Search the listing below for the word "with" and copy each line that holds it.

» Code that draws figures:
§ §
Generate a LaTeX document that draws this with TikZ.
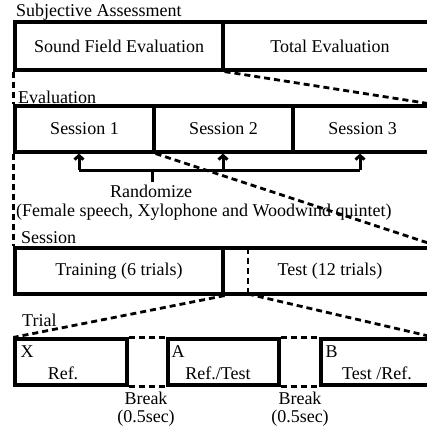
\documentclass[tikz,border=0pt]{standalone}
\usepackage{fontspec}
\setmainfont{Liberation Serif}
\usetikzlibrary{arrows.meta}
\newcommand\figfont{\fontsize{18}{18}\selectfont}

\begin{document}
\begin{tikzpicture}[x=1pt,y=-1pt,
  cell/.style={draw, line width=3.2pt, inner sep=0pt, minimum height=46pt, font=\figfont},
  link/.style={line width=2.8pt, dash pattern=on 6pt off 4pt},
  tag/.style={inner sep=0pt, font=\figfont},
  rnd/.style={line width=3pt}]

  \useasboundingbox (0,0) rectangle (427,428);
  \clip (0,0) rectangle (427,428);

  % subjective assessment
  \node[tag, anchor=west] (lsub) at (16,12) {Subjective Assessment};
  \node[cell, minimum width=208pt, minimum height=48pt] (sfe) at (119,46) {Sound Field Evaluation};
  \node[cell, minimum width=214pt, minimum height=48pt] (tot) at (330,46) {Total Evaluation};

  % evaluation
  \node[tag, anchor=west] (leval) at (18,97) {Evaluation};
  \node[cell, minimum width=139pt] (s1) at (84.5,129) {Session 1};
  \node[cell, minimum width=139pt] (s2) at (223.5,129) {Session 2};
  \node[cell, minimum width=139pt] (s3) at (362.5,129) {Session 3};

  \draw[link] (sfe.south west) -- (s1.north west);
  \draw[link] (sfe.south east) -- (s3.north east);

  % randomize
  \coordinate (bar1) at (79,170);
  \coordinate (bar2) at (223,170);
  \coordinate (bar3) at (360,170);
  \coordinate (stem) at (152,182);
  \draw[rnd] (bar1) -- (bar3);
  \draw[rnd] (stem) -- (stem |- bar1);
  \draw[rnd, -{Straight Barb[length=4pt, width=9pt]}] (bar1) -- (bar1 |- s1.south);
  \draw[rnd, -{Straight Barb[length=4pt, width=9pt]}] (bar2) -- (bar2 |- s2.south);
  \draw[rnd, -{Straight Barb[length=4pt, width=9pt]}] (bar3) -- (bar3 |- s3.south);
  \node[tag] (lrnd) at (151,191) {Randomize};
  \node[tag, anchor=west] (lsrc) at (16,212) {(Female speech, Xylophone and Woodwind quintet)};

  % session
  \node[tag, anchor=west] (lses) at (21,238) {Session};
  \node[cell, minimum width=208pt] (train) at (119,271) {Training (6 trials)};
  \node[cell, minimum width=214pt] (test) at (330,271) {Test (12 trials)};
  \coordinate (cut) at (248,248);
  \coordinate (cutb) at (248,294);
  \draw[link] (cut) -- (cutb);

  \draw[link] (s1.south west) -- (train.north west);
  \draw[link] (s1.south east) -- (test.north east);

  % trial
  \node[tag, anchor=west] (ltri) at (22,320) {Trial};
  \node[cell, minimum width=112pt] (xb) at (71,362) {};
  \node[cell, minimum width=111pt] (ab) at (223.5,362) {};
  \node[cell, minimum width=112pt] (bb) at (377,362) {};
  \node[tag, anchor=north west] (xl) at ([shift={(7,8)}]xb.north west) {X};
  \node[tag, anchor=north west] (al) at ([shift={(5,8)}]ab.north west) {A};
  \node[tag, anchor=north west] (bl) at ([shift={(6,8)}]bb.north west) {B};
  \node[tag] (xt) at (63,373) {Ref.};
  \node[tag] (at) at (218,373) {Ref./Test};
  \node[tag] (bt) at (377,373) {Test /Ref.};

  \draw[link] (train.south east) -- (xb.north west);
  \draw[link] (cutb) -- (bb.north east);
  \draw[link] (xb.north east) -- (ab.north west);
  \draw[link] (xb.south east) -- (ab.south west);
  \draw[link] (ab.north east) -- (bb.north west);
  \draw[link] (ab.south east) -- (bb.south west);

  \node[tag, align=center] (brk1) at (146,409) {Break\\(0.5sec)};
  \node[tag, align=center] (brk2) at (300,409) {Break\\(0.5sec)};
\end{tikzpicture}
\end{document}
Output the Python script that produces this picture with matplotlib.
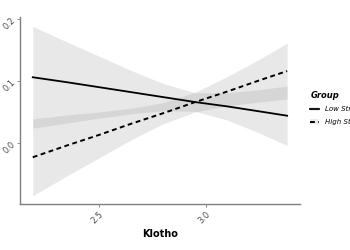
import matplotlib
matplotlib.use("Agg")
import matplotlib.pyplot as plt
from matplotlib.patches import Patch

# значения
klotho = [2.19, 2.35, 2.5, 2.65, 2.8, 2.95, 3.1, 3.25, 3.38]

low_fit = [0.106, 0.098, 0.090, 0.082, 0.074, 0.066, 0.059, 0.051, 0.044]
low_upper = [0.188, 0.163, 0.140, 0.117, 0.096, 0.081, 0.081, 0.086, 0.092]
low_lower = [0.024, 0.032, 0.040, 0.047, 0.052, 0.051, 0.037, 0.016, -0.004]

high_fit = [-0.023, -0.004, 0.013, 0.031, 0.048, 0.066, 0.083, 0.101, 0.116]
high_upper = [0.039, 0.045, 0.050, 0.056, 0.065, 0.082, 0.107, 0.135, 0.161]
high_lower = [-0.085, -0.053, -0.024, 0.005, 0.031, 0.050, 0.060, 0.066, 0.071]

group_labels = ["Low Stress", "High Stress"]
x_ticks = [2.5, 3.0]
y_ticks = [0.0, 0.1, 0.2]

fig = plt.figure(figsize=(3.5, 2.5), dpi=100)
ax = fig.add_axes([0.057, 0.185, 0.80, 0.749])

ax.fill_between(klotho, low_lower, low_upper, color="#999999", alpha=0.22, lw=0)
ax.fill_between(klotho, high_lower, high_upper, color="#999999", alpha=0.22, lw=0)
l1, = ax.plot(klotho, low_fit, color="black", lw=1.3, label=group_labels[0])
l2, = ax.plot(klotho, high_fit, color="black", lw=1.4, ls=(0, (2.5, 1.8)), label=group_labels[1])

ax.set_xlim(2.13, 3.44)
ax.set_ylim(-0.098, 0.204)
ax.set_xticks(x_ticks)
ax.set_xticklabels([f"{v:.1f}" for v in x_ticks], rotation=45, ha="right",
                   va="top", rotation_mode="anchor", fontsize=6, color="#4d4d4d")
ax.set_yticks(y_ticks)
ax.set_yticklabels([f"{v:.1f}" for v in y_ticks], rotation=45, ha="right",
                   va="center", rotation_mode="anchor", fontsize=6, color="#4d4d4d")
ax.tick_params(length=2, width=0.6, color="#7f7f7f", pad=2)

for s in ["top", "right"]:
    ax.spines[s].set_visible(False)
for s in ["left", "bottom"]:
    ax.spines[s].set_color("#7f7f7f")
    ax.spines[s].set_linewidth(1.0)

ax.set_xlabel("Klotho", fontsize=7, fontweight="bold", labelpad=3)

key = Patch(facecolor="#ebebeb", edgecolor="none")
leg = fig.legend([(key, l1), (key, l2)], group_labels, loc="upper left",
                 bbox_to_anchor=(0.879, 0.648), frameon=False, fontsize=5,
                 title="Group", handlelength=1.2, handletextpad=0.9,
                 labelspacing=0.95, borderaxespad=0)
leg.get_title().set_fontsize(6)
leg.get_title().set_fontweight("bold")
leg.get_title().set_fontstyle("italic")
leg._legend_box.align = "left"
for t in leg.get_texts():
    t.set_fontstyle("italic")

fig.savefig("out.png", dpi=100)
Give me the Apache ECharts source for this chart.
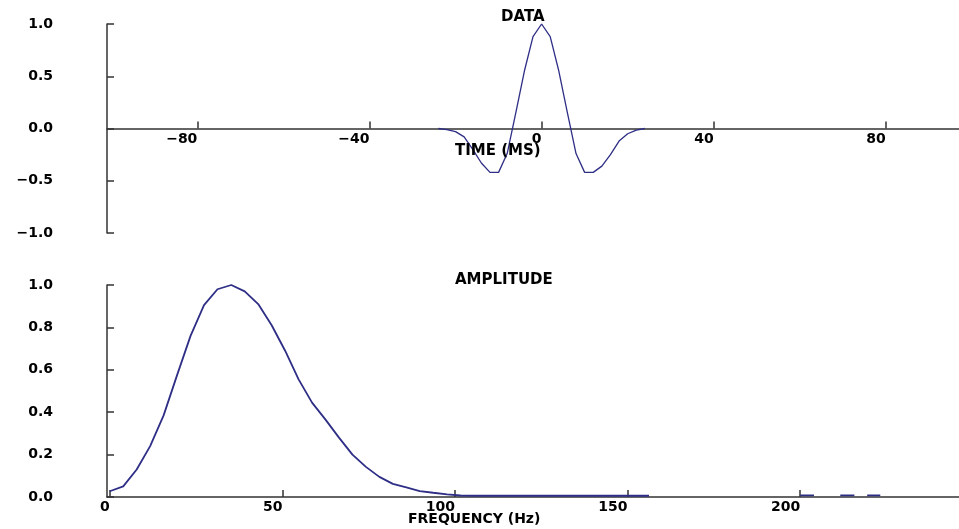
<!DOCTYPE html>
<html>
<head>
<meta charset="utf-8">
<script src="https://cdn.jsdelivr.net/npm/echarts@6/dist/echarts.min.js"></script>
<style>
html,body{margin:0;padding:0;background:#fff;}
#chart{width:959px;height:529px;}
</style>
</head>
<body>
<div id="chart"></div>
<script>
// ---- Top panel: wavelet in time domain ----
const timeMs = [-24,-22,-20,-18,-16,-14,-12,-10,-8,-6,-4,-2,0,2,4,6,8,10,12,14,16,18,20,22,24];
const waveAmp = [0,-0.01,-0.03,-0.08,-0.2,-0.33,-0.42,-0.42,-0.24,0.15,0.55,0.88,1.0,0.88,0.55,0.15,-0.24,-0.42,-0.42,-0.36,-0.25,-0.12,-0.05,-0.015,0];
const timeTicks = [-80,-40,0,40,80];

// ---- Bottom panel: amplitude spectrum ----
const freqHz = [0,3.9,7.8,11.7,15.6,19.5,23.4,27.3,31.2,35.2,39.1,43.0,46.9,50.8,54.7,58.6,62.5,66.4,70.3,74.2,78.1,82.0,85.9,89.8,93.7,97.7,101.6,105.5,109.4,113.3,117.2,121.1,125.0,128.9,132.8,136.7,140.6,144.5,148.4,152.3,156.2,
  180,200,204,208,211.6,215.7,217,219.4,223.2];
const specAmp = [0.027,0.05,0.13,0.24,0.385,0.575,0.76,0.905,0.98,1.0,0.97,0.91,0.81,0.69,0.555,0.445,0.365,0.28,0.2,0.142,0.095,0.062,0.045,0.028,0.02,0.012,0.007,0.006,0.006,0.006,0.006,0.006,0.006,0.006,0.006,0.006,0.006,0.006,0.006,0.006,0.006,
  null,0.008,0.008,null,0.008,0.008,null,0.008,0.008];
const freqTicks = [0,50,100,150,200];

const FONT = 'DejaVu Sans';
const AX = '#333333';
const LINE = '#2e2e86';

function fmtMinus(v, d){
  const s = (d === undefined) ? String(v) : Number(v).toFixed(d);
  return s.replace('-', '\u2212');
}

const labelStyle = {fontFamily: FONT, fontWeight: 'bold', fontSize: 14, color: '#000'};
const titleStyle = {fontFamily: FONT, fontWeight: 'bold', fontSize: 15, color: '#000'};

const TOP_H = 209;

const chart = echarts.init(document.getElementById('chart'), null, {renderer: 'canvas'});
chart.setOption({
  animation: false,
  backgroundColor: '#ffffff',
  title: [
    {text: 'DATA', left: 501, top: 10, padding: 0, textStyle: titleStyle},
    {text: 'TIME (MS)', left: 455, top: 144, padding: 0, textStyle: titleStyle},
    {text: 'AMPLITUDE', left: 455, top: 273, padding: 0, textStyle: titleStyle},
    {text: 'FREQUENCY (Hz)', left: 408, top: 512, padding: 0, textStyle: Object.assign({}, titleStyle, {fontSize: 14})}
  ],
  grid: [
    {left: 107, right: 0, top: 24, height: TOP_H, containLabel: false},
    {left: 107, right: 0, top: 285, height: 212, containLabel: false}
  ],
  xAxis: [
    {
      gridIndex: 0, type: 'value', min: -101, max: 97,
      position: 'bottom', offset: -TOP_H / 2,
      axisLine: {show: true, onZero: false, lineStyle: {color: AX, width: 1.5}},
      axisTick: {show: true, inside: true, length: 7, customValues: timeTicks, lineStyle: {color: AX, width: 1.5}},
      axisLabel: Object.assign({customValues: timeTicks, align: 'right', margin: 4,
        formatter: v => fmtMinus(v)}, labelStyle),
      splitLine: {show: false}
    },
    {
      gridIndex: 1, type: 'value', min: -0.8, max: 246,
      axisLine: {show: true, onZero: false, lineStyle: {color: AX, width: 1.5}},
      axisTick: {show: true, inside: true, length: 7, customValues: freqTicks, lineStyle: {color: AX, width: 1.5}},
      axisLabel: Object.assign({customValues: freqTicks, align: 'right', margin: 3,
        formatter: v => String(v)}, labelStyle),
      splitLine: {show: false}
    }
  ],
  yAxis: [
    {
      gridIndex: 0, type: 'value', min: -1, max: 1, interval: 0.5,
      axisLine: {show: true, onZero: false, lineStyle: {color: AX, width: 1.5}},
      axisTick: {show: true, inside: true, length: 7, lineStyle: {color: AX, width: 1.5}},
      axisLabel: Object.assign({margin: 54, padding: [4,0,0,0], formatter: v => fmtMinus(v, 1)}, labelStyle),
      splitLine: {show: false}
    },
    {
      gridIndex: 1, type: 'value', min: 0, max: 1, interval: 0.2,
      axisLine: {show: true, onZero: false, lineStyle: {color: AX, width: 1.5}},
      axisTick: {show: true, inside: true, length: 7, lineStyle: {color: AX, width: 1.5}},
      axisLabel: Object.assign({margin: 54, padding: [4,0,0,0], formatter: v => fmtMinus(v, 1)}, labelStyle),
      splitLine: {show: false}
    }
  ],
  series: [
    {
      type: 'line', xAxisIndex: 0, yAxisIndex: 0,
      data: timeMs.map((t, i) => [t, waveAmp[i]]),
      showSymbol: false, symbol: 'none', smooth: false,
      lineStyle: {color: LINE, width: 1.3},
      clip: false
    },
    {
      type: 'line', xAxisIndex: 1, yAxisIndex: 1,
      data: freqHz.map((f, i) => [f, specAmp[i] === null ? '-' : specAmp[i]]),
      showSymbol: false, symbol: 'none', smooth: false, connectNulls: false,
      lineStyle: {color: LINE, width: 1.8},
      clip: false
    }
  ]
});
</script>
</body>
</html>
§ §
» Finished exercise:
Generate a LaTeX document that draws this with TikZ.
Output the Python script that produces this picture with matplotlib.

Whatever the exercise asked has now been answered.